首先要指明,在逻辑上将法教义学与法经济学视作两种对等之方法的做法已不可取。法教义学作为一种作业方式,并不与任何学科方法(哲学方法、历史方法、社会学方法、经济学方法等)构成对立。相反,包括经济分析在内的任何学科方法都可能被运用于法律解释和概念建构的过程,在法教义的形成过程中发挥作用。例如,作为后果考量之“经济学版本”的成本-收益分析就有可能被纳入客观目的论证框架之中,这一点在前文已然论述过。因此,上述主张批评的真正对象其实不是作为方法的法教义学,而是作为知识的法教义学:在疑难案件中,既有的法教义(命题)无法应对或正确应对新的情形。

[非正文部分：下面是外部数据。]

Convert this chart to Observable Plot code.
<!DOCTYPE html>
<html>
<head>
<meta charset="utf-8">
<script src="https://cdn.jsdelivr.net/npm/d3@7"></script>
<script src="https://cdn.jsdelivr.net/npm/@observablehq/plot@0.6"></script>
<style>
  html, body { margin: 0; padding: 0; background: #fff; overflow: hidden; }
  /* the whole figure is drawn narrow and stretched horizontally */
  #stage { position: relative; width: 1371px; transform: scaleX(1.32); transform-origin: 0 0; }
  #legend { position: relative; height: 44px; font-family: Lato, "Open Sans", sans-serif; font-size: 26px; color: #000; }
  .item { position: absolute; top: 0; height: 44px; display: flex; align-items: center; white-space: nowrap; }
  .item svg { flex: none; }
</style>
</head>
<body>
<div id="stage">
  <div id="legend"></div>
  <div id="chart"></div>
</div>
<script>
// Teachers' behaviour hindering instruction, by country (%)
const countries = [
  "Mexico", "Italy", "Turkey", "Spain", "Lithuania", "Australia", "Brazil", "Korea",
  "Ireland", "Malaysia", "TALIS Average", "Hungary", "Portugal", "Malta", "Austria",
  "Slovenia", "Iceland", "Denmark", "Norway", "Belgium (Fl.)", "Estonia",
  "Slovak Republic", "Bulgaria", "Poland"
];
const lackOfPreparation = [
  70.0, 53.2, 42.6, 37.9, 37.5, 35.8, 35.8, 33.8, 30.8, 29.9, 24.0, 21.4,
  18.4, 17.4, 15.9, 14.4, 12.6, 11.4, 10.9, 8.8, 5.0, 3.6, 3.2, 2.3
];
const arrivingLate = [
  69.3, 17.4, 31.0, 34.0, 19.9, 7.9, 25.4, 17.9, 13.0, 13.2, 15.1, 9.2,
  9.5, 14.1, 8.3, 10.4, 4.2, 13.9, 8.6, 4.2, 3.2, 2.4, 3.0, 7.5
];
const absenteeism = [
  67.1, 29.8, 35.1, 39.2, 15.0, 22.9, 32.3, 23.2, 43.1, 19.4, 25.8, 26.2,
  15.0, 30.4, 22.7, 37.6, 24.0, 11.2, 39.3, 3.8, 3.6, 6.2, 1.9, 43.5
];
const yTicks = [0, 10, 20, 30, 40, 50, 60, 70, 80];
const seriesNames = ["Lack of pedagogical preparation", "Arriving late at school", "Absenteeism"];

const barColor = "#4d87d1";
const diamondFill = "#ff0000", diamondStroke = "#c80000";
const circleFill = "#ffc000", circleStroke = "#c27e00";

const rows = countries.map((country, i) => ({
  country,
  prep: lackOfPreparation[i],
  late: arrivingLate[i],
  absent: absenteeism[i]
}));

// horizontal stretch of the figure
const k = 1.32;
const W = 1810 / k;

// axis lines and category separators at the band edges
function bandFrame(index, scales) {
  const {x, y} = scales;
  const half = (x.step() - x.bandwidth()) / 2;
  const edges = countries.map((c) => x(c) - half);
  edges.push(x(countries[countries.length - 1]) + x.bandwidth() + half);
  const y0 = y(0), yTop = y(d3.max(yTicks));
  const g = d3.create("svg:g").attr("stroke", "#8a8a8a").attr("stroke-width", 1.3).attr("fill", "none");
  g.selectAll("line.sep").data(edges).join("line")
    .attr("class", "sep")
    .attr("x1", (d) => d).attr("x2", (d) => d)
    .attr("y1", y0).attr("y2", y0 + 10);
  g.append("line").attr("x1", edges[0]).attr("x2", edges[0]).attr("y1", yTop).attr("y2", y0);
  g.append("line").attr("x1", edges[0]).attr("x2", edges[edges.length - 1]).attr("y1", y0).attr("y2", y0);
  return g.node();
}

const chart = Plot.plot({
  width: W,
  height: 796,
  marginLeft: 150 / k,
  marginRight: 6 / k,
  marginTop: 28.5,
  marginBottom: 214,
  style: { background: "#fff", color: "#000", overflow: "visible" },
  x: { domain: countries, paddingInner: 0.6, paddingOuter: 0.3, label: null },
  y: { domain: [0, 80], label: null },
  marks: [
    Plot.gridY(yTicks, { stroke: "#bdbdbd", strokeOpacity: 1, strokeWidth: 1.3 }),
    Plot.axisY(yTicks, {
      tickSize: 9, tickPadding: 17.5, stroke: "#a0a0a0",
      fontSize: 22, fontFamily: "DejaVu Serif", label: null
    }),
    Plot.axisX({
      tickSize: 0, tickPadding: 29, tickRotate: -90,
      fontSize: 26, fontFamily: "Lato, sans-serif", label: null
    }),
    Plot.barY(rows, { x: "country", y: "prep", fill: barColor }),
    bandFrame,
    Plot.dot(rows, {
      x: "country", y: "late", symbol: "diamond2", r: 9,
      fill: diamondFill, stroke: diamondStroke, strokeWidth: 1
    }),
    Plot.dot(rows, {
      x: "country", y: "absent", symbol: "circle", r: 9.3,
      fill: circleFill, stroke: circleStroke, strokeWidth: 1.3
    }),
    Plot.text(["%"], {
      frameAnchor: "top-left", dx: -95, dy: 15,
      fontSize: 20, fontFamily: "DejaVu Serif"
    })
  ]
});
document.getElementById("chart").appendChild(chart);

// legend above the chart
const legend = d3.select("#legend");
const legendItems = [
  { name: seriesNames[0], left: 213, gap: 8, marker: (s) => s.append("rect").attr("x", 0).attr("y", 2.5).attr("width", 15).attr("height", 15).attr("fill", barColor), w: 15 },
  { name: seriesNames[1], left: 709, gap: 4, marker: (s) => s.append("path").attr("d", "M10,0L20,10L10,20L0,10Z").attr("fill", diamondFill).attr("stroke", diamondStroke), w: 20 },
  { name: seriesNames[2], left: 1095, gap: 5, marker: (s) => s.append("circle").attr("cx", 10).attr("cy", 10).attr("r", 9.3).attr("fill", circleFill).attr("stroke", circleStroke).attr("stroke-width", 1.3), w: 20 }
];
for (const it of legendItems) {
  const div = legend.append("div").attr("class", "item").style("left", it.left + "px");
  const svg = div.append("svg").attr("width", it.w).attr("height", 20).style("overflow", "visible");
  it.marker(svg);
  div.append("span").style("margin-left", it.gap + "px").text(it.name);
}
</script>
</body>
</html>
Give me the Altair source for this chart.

所以,法教义学并非不能应对疑难案件。而是在疑难案件中,教义学论证更为复杂,难度也更大。它可能会促成对旧教义的修正,也可能会使得其得以坚守。

(十)法教义学必然预设法律实证主义的立场?

一种或许并不罕见的观点认为,法教义学体现出一种“实证主义的倾向”。进而,法教义学可能会被认为与概念法学联系密切,甚至是概念法学的另一种说法。这些说法可能会引发误解,让人误以为法教义学必然会预设实证主义的法概念论立场。但这是不成立的。